**Given request**
Leave out the pictures and repeat the data exactly.

**Given material**
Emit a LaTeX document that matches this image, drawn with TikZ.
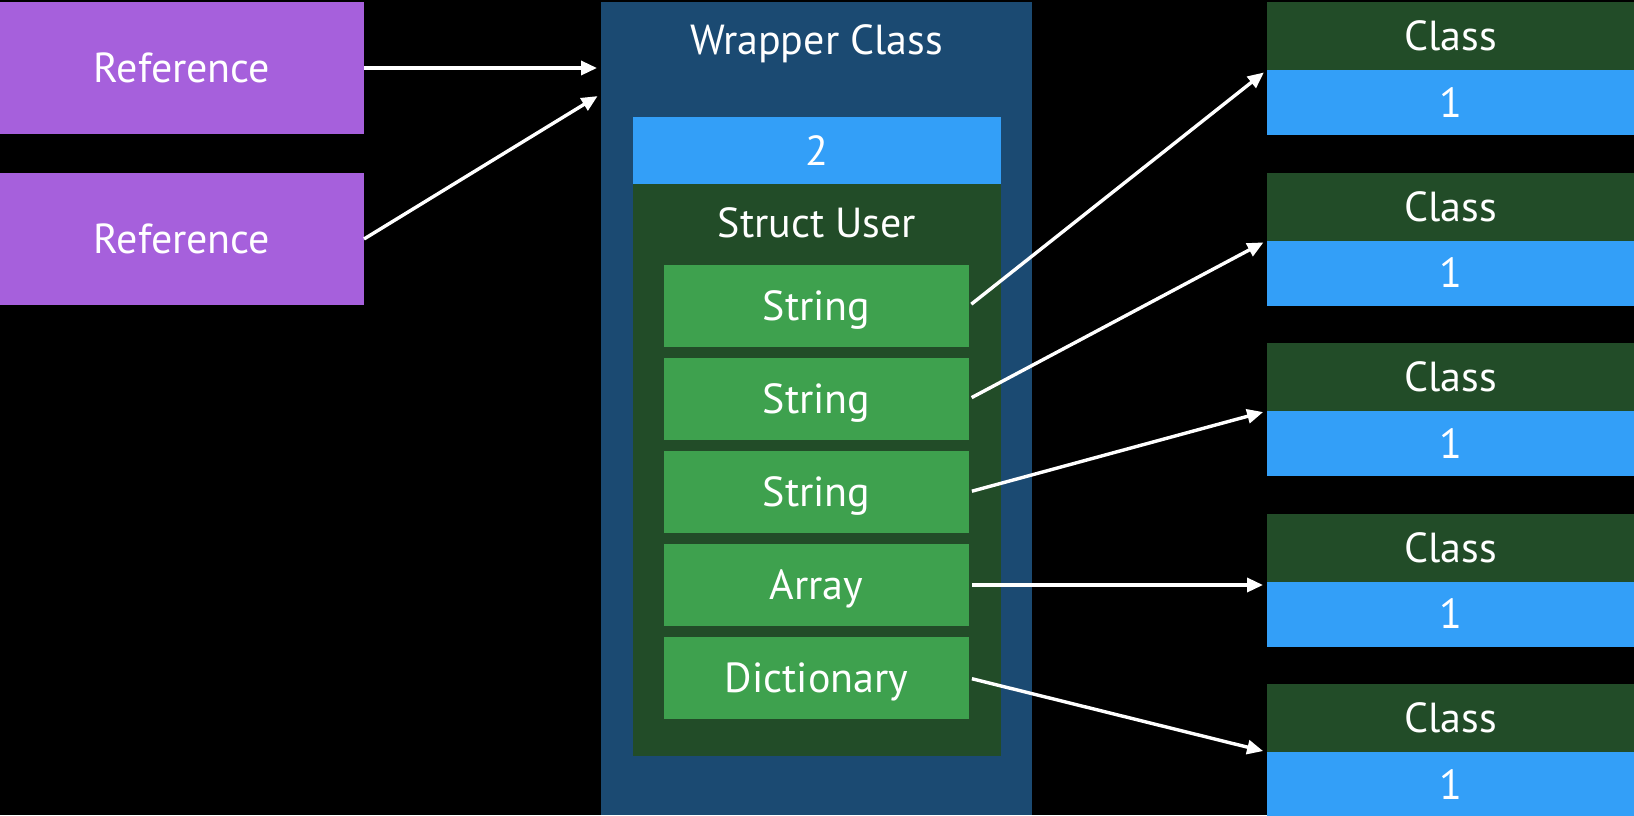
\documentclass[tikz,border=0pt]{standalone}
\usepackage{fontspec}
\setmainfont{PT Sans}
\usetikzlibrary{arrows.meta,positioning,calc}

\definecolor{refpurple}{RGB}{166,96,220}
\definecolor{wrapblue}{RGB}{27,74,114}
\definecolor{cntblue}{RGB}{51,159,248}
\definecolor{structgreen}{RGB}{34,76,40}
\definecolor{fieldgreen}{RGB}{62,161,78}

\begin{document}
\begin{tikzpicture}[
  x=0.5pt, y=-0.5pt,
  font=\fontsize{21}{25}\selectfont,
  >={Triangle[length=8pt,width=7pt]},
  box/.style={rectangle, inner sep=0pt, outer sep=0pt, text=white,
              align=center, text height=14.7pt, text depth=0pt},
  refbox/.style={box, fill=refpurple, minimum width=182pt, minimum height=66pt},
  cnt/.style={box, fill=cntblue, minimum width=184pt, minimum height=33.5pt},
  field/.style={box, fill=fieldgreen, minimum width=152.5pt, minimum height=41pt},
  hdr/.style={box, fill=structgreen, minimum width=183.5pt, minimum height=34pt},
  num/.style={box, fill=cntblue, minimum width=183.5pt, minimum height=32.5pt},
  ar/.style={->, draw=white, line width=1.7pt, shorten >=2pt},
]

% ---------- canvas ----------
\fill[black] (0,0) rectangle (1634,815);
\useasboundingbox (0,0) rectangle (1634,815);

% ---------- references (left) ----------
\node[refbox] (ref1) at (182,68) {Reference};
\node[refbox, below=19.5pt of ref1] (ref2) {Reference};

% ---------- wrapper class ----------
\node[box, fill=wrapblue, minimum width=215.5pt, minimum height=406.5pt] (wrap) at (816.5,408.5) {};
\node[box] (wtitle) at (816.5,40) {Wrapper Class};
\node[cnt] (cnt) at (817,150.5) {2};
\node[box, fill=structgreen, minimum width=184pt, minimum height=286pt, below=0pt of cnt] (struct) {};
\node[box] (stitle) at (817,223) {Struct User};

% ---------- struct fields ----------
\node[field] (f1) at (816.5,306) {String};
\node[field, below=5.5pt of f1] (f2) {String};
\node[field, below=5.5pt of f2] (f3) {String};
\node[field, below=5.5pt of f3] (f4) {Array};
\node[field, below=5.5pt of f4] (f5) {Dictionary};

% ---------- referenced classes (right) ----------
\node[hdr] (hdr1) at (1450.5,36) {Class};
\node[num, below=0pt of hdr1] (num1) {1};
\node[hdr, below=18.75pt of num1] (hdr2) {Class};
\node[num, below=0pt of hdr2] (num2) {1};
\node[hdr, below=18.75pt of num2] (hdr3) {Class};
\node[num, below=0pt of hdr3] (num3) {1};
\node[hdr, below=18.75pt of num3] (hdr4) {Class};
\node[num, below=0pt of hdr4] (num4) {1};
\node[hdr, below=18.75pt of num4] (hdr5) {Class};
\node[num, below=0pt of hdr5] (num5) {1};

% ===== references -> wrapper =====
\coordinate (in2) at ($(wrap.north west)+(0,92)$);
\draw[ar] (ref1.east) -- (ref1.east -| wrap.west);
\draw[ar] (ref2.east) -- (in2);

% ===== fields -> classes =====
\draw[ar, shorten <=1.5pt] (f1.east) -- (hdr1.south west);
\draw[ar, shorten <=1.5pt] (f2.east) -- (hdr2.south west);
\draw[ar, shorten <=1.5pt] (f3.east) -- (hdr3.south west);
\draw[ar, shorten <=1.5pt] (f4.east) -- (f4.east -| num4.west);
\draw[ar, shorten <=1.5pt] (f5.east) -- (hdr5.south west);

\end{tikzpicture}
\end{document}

**Result of the exercise**
Emit a LaTeX document that matches this image, drawn with TikZ.
\documentclass[tikz,border=0pt]{standalone}
\usepackage{fontspec}
\setmainfont{PT Sans}
\usetikzlibrary{arrows.meta,positioning,calc}

\definecolor{refpurple}{RGB}{166,96,220}
\definecolor{wrapblue}{RGB}{27,74,114}
\definecolor{cntblue}{RGB}{51,159,248}
\definecolor{structgreen}{RGB}{34,76,40}
\definecolor{fieldgreen}{RGB}{62,161,78}

\begin{document}
\begin{tikzpicture}[
  x=0.5pt, y=-0.5pt,
  font=\fontsize{21}{25}\selectfont,
  >={Triangle[length=8pt,width=7pt]},
  box/.style={rectangle, inner sep=0pt, outer sep=0pt, text=white,
              align=center, text height=14.7pt, text depth=0pt},
  refbox/.style={box, fill=refpurple, minimum width=182pt, minimum height=66pt},
  cnt/.style={box, fill=cntblue, minimum width=184pt, minimum height=33.5pt},
  field/.style={box, fill=fieldgreen, minimum width=152.5pt, minimum height=41pt},
  hdr/.style={box, fill=structgreen, minimum width=183.5pt, minimum height=34pt},
  num/.style={box, fill=cntblue, minimum width=183.5pt, minimum height=32.5pt},
  ar/.style={->, draw=white, line width=1.7pt, shorten >=2pt},
]

% ---------- canvas ----------
\fill[black] (0,0) rectangle (1634,815);
\useasboundingbox (0,0) rectangle (1634,815);

% ---------- references (left) ----------
\node[refbox] (ref1) at (182,68) {Reference};
\node[refbox, below=19.5pt of ref1] (ref2) {Reference};

% ---------- wrapper class ----------
\node[box, fill=wrapblue, minimum width=215.5pt, minimum height=406.5pt] (wrap) at (816.5,408.5) {};
\node[box] (wtitle) at (816.5,40) {Wrapper Class};
\node[cnt] (cnt) at (817,150.5) {2};
\node[box, fill=structgreen, minimum width=184pt, minimum height=286pt, below=0pt of cnt] (struct) {};
\node[box] (stitle) at (817,223) {Struct User};

% ---------- struct fields ----------
\node[field] (f1) at (816.5,306) {String};
\node[field, below=5.5pt of f1] (f2) {String};
\node[field, below=5.5pt of f2] (f3) {String};
\node[field, below=5.5pt of f3] (f4) {Array};
\node[field, below=5.5pt of f4] (f5) {Dictionary};

% ---------- referenced classes (right) ----------
\node[hdr] (hdr1) at (1450.5,36) {Class};
\node[num, below=0pt of hdr1] (num1) {1};
\node[hdr, below=18.75pt of num1] (hdr2) {Class};
\node[num, below=0pt of hdr2] (num2) {1};
\node[hdr, below=18.75pt of num2] (hdr3) {Class};
\node[num, below=0pt of hdr3] (num3) {1};
\node[hdr, below=18.75pt of num3] (hdr4) {Class};
\node[num, below=0pt of hdr4] (num4) {1};
\node[hdr, below=18.75pt of num4] (hdr5) {Class};
\node[num, below=0pt of hdr5] (num5) {1};

% ===== references -> wrapper =====
\coordinate (in2) at ($(wrap.north west)+(0,92)$);
\draw[ar] (ref1.east) -- (ref1.east -| wrap.west);
\draw[ar] (ref2.east) -- (in2);

% ===== fields -> classes =====
\draw[ar, shorten <=1.5pt] (f1.east) -- (hdr1.south west);
\draw[ar, shorten <=1.5pt] (f2.east) -- (hdr2.south west);
\draw[ar, shorten <=1.5pt] (f3.east) -- (hdr3.south west);
\draw[ar, shorten <=1.5pt] (f4.east) -- (f4.east -| num4.west);
\draw[ar, shorten <=1.5pt] (f5.east) -- (hdr5.south west);

\end{tikzpicture}
\end{document}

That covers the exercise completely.